# Baby Cradle



## Upstate (Nov 28, 2011)

Hey all, below are some pictures of a baby cradle I made for my brother and sister-in-law for Christmas for their first upcoming baby. Solid white oak, and mostly mortise and tenon joinery. The gloss finish wasn't my idea, but regardless, I'm pretty satisfied with it (and I sure hope they are). Critiques? :smile:

PS, sorry about a few of the pictures, the lighting is awful in my living room.

PPS, the marble fireplace surround and mantle were my first ever woodworking projects. The built-in a shelf behind the stained glass door holds the cable box and what-not into the corner wall to hide the wires:thumbup:


----------



## Dominick (May 2, 2011)

Pics look good to me. Beautiful job, I can't see anything wrong. Your sister will be proud of you. Thanks for sharing.


----------



## Brink (Nov 22, 2010)

Very very very nice! Just needs a pad, bumpers, and a wee little one.

...GEAUX KNICKS...


----------



## Upstate (Nov 28, 2011)

Thanks, I'm more than satisfied with the results. Threw 75lbs of weight in it and not a creak or crack.

On a different topic, I almost hate giving projects away as xmas gifts because not very many of the non woodworking variety realize how long these projects take!


----------



## Dominick (May 2, 2011)

A lot of people don't realize what it takes to do fine furniture.
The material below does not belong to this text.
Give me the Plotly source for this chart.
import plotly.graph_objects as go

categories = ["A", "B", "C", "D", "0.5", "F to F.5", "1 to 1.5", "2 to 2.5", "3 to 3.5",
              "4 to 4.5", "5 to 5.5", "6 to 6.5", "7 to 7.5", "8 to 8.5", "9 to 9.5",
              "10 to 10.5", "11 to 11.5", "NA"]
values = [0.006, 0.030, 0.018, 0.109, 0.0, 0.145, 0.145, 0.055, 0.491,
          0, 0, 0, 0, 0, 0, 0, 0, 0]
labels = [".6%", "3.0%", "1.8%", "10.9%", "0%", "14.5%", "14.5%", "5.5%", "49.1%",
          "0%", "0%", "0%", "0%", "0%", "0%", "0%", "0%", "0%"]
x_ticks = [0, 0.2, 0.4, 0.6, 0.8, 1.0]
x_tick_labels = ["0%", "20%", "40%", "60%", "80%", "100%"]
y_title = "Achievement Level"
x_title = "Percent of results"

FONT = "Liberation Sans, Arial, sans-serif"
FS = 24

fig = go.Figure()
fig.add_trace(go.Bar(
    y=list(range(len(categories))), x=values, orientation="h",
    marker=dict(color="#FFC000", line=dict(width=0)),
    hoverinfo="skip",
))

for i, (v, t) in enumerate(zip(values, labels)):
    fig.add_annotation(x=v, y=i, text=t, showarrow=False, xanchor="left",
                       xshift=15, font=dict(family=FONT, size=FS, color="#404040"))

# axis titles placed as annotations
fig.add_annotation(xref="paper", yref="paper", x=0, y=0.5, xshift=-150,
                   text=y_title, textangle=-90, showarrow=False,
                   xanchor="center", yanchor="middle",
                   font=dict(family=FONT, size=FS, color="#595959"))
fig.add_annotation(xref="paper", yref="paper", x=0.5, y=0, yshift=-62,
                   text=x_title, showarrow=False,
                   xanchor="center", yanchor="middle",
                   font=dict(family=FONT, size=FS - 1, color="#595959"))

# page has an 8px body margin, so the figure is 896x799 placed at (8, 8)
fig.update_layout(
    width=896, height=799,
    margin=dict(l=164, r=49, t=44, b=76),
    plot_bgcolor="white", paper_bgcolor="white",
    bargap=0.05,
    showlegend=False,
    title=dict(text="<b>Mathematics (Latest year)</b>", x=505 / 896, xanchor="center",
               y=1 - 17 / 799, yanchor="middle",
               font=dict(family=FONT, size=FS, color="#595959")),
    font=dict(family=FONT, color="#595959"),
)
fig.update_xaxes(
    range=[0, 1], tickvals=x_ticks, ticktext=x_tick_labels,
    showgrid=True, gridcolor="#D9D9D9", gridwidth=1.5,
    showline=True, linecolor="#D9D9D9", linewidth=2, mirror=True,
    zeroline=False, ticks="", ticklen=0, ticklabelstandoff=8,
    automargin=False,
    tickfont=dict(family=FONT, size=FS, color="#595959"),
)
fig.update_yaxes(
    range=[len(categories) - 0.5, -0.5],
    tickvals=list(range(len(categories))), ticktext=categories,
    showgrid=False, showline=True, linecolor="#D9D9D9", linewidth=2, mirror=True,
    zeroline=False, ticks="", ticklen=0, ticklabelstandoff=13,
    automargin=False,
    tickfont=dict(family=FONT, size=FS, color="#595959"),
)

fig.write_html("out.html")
It's not Ikea junk. Lol


----------



## Upstate (Nov 28, 2011)

Ha, I'm just praying I don't see it on CL a year from now...


----------



## sawdustfactory (Jan 30, 2011)

Looks great. There are those who recognize and appreciate quality and those who don't. Hopefully the recipients do.


----------



## Dominick (May 2, 2011)

Upstate said:


> Ha, I'm just praying I don't see it on CL a year from now...


Why would it be on C L?


----------



## Upstate (Nov 28, 2011)

It wont be, but the rugrat will be out of the cradle by then and who knows what will happen to it at that time. It's like a crib, how many people without babies anymore do you know that have an old crib laying around? Maybe they'll have another and get two uses out of it before they store it or give it away


----------



## Dominick (May 2, 2011)

Upstate said:


> It wont be, but the rugrat will be out of the cradle by then and who knows what will happen to it at that time. It's like a crib, how many people without babies anymore do you know that have an old crib laying around? Maybe they'll have another and get two uses out of it before they store it or give it away


It'll be a family heirloom that's for sure. I'm sure the kid will pass it down.


----------